Reflecting on the value of the convention and of activists gathering around shared ideals of progress, he adds a rhetorical aside of astounding timeliness today:
Will the present overbearing and exasperating conduct of government lead to tranquillity and harmony? Will new wars and new taxes, the incessant persecution, ruin, and punishment of every man that dares to oppose them heal the dissensions of mankind? No! Nothing can save us but moderation, prudence and timely reform. Men must be permitted to confer together upon their common interests, unprovoked by insult, counteracting treachery, and arbitrary decrees.

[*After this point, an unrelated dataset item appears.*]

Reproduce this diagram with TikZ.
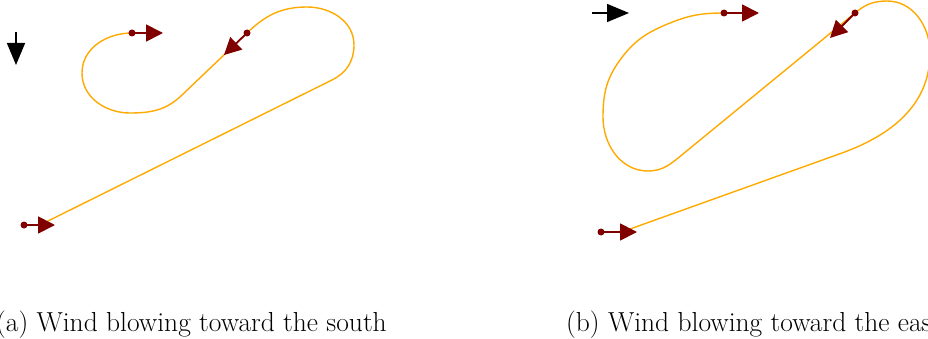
\documentclass[tikz,border=0pt]{standalone}
\usepackage{fontspec}
\usetikzlibrary{arrows.meta}
\definecolor{trackorange}{RGB}{255,170,0}
\definecolor{headingred}{RGB}{128,0,0}
\tikzstyle{every picture}=[x=1pt, y=1pt]
\tikzstyle{track}=[draw=trackorange, line width=1.4pt]
\tikzstyle{heading}=[draw=headingred, line width=1.8pt, -{Triangle[length=17pt, width=17pt]}]
\tikzstyle{pose}=[circle, fill=headingred, inner sep=0pt, minimum size=7pt]
\tikzstyle{wind}=[line width=1.6pt, -{Triangle[length=22pt, width=18pt]}]
\tikzstyle{caption}=[inner sep=0pt, font=\fontsize{27.5}{32}\selectfont]

\begin{document}
\begin{tikzpicture}
\useasboundingbox (0,0) rectangle (928,338);
\clip (0,0) rectangle (928,338);

% (a) wind toward the south
\coordinate (aWindTail) at (16,306);
\coordinate (aWindTip) at (16,273);

\coordinate (aStart) at (24,113);
\coordinate (aLineIn) at (44,115);
\coordinate (aLineOut) at (332,258);
\coordinate (aRight) at (354,293);
\coordinate (aTop) at (307,331);
\coordinate (aMid) at (247,305);
\coordinate (aLineIn2) at (182,243);
\coordinate (aBottom) at (130,225);
\coordinate (aLeft) at (82,265);
\coordinate (aEnd) at (132,305);

\draw[track] (aStart) to[out=0, in=206.5] (aLineIn) -- (aLineOut)
  to[out=26.5, in=270] (aRight) to[out=90, in=0] (aTop)
  to[out=180, in=44] (aMid) -- (aLineIn2)
  to[out=224, in=0] (aBottom) to[out=180, in=270] (aLeft)
  to[out=90, in=180] (aEnd);

\draw[wind] (aWindTail) -- (aWindTip);

\node[pose] (aStartPose) at (aStart) {};
\node[pose] (aMidPose) at (aMid) {};
\node[pose] (aEndPose) at (aEnd) {};
\coordinate (aStartTip) at (55,113);
\coordinate (aMidTip) at (224,283);
\coordinate (aEndTip) at (163,305);
\draw[heading] (aStartPose.center) -- (aStartTip);
\draw[heading] (aMidPose.center) -- (aMidTip);
\draw[heading] (aEndPose.center) -- (aEndTip);

\node[caption, anchor=base east] (aCaption) at (387,7) {(a) Wind blowing toward the south};

% (b) wind toward the east
\coordinate (bWindTail) at (592,325);
\coordinate (bWindTip) at (629,325);

\coordinate (bStart) at (601,106);
\coordinate (bLineIn) at (630,109);
\coordinate (bLineOut) at (842,185);
\coordinate (bRight) at (930,285);
\coordinate (bTop) at (887,337);
\coordinate (bMid) at (855,325);
\coordinate (bLineIn2) at (683,184);
\coordinate (bBottom) at (648,167);
\coordinate (bLeft) at (603,221);
\coordinate (bUpper) at (620,278);
\coordinate (bUpper2) at (670,315);
\coordinate (bEnd) at (724,325);

\draw[track] (bStart) to[out=0, in=199] (bLineIn) -- (bLineOut)
  to[out=20, in=270] (bRight) to[out=90, in=0] (bTop)
  to[out=180, in=40] (bMid) -- (bLineIn2)
  to[out=219.5, in=0] (bBottom) to[out=180, in=270] (bLeft)
  to[out=90, in=234] (bUpper) to[out=54, in=202] (bUpper2)
  to[out=22, in=180] (bEnd);

\draw[wind] (bWindTail) -- (bWindTip);

\node[pose] (bStartPose) at (bStart) {};
\node[pose] (bMidPose) at (bMid) {};
\node[pose] (bEndPose) at (bEnd) {};
\coordinate (bStartTip) at (637,106);
\coordinate (bMidTip) at (830,300);
\coordinate (bEndTip) at (759,325);
\draw[heading] (bStartPose.center) -- (bStartTip);
\draw[heading] (bMidPose.center) -- (bMidTip);
\draw[heading] (bEndPose.center) -- (bEndTip);

\node[caption, anchor=base west] (bCaption) at (566,7) {(b) Wind blowing toward the east};
\end{tikzpicture}
\end{document}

Bolstering the young man’s self-assurance with words of electric encouragement, Godwin goes on to delineate the optimal psychological framework of persuasion:
Never forget that juries are men, and that men are made of penetrable stuff: probe all the recesses of their souls. Do not spend your strength in vain defiance and empty vaunting. Let every syllable you utter be fraught with persuasion. What an event would it be for England and mankind if you could gain an acquittal! Is not such an event worth striving for? It is in man, I am sure it is, to effect that event. Gerrald, you are that man. Fertile in genius, strong in moral feeling, prepared with every accomplishment that literature and reflection can give. Stand up to the situation — be wholly yourself.
It is the nature of the human mind to be great in proportion as it is acted upon by great incitements. Remember this. Now is your day. Never, perhaps never, in the revolution of human affairs, will your mind be the same illustrious and irresistible mind as it will be on this day.
Godwin ends his letter with a passage of uncommon insight into the art of debate, replete with timeless wisdom on holding one’s ground with dignity — wisdom so timely in our own age of highly combustible opinion-weaponry:
Do not fritter away your defence by anxiety about little things; do not perplex the jury by dividing their attention. Depend upon it, that if you can establish to their full conviction the one great point… you will obtain a verdict.
Above all, let me entreat you to abstain from harsh epithets and bitter invective. Show that you are not terrible but kind, and anxious for the good of all. Truth will lose nothing by this. Truth can never gain by passion, violence, and resentment. It is never so strong as in the firm, fixed mind, that yields to the emotions neither of rage nor fear. It is by calm and recollected boldness that we can shake the pillars of the vault of heaven. How great will you appear if you show that all the injustice with which you are treated cannot move you: that you are too great to be wounded by their arrows; that you still hold the steadfast course that becomes the friend of man, and that while you expose their rottenness you harbour no revenge. The public want men of this unaltered spirit, whom no persecution can embitter. The jury, the world will feel your value, if you show yourself such a man: let no human ferment mix in the sacred work.
Farewell; my whole soul goes with you. You represent us all.
Godwin’s daughter, Frankenstein author Mary Shelley — herself a visionary far ahead of her time — would later recount that despite Gerrald’s eloquent defense, the judge interrupted him with the astounding assertion that he was even more dangerous to society because his motives were pure rather than criminal. He was found guilty of sedition and sentenced to fifteen years of penal transportation — a verdict Shelley considered equivalent to a death sentence, for Gerrald was already ill with tuberculosis and could not be expected to survive a long journey to a faraway colony.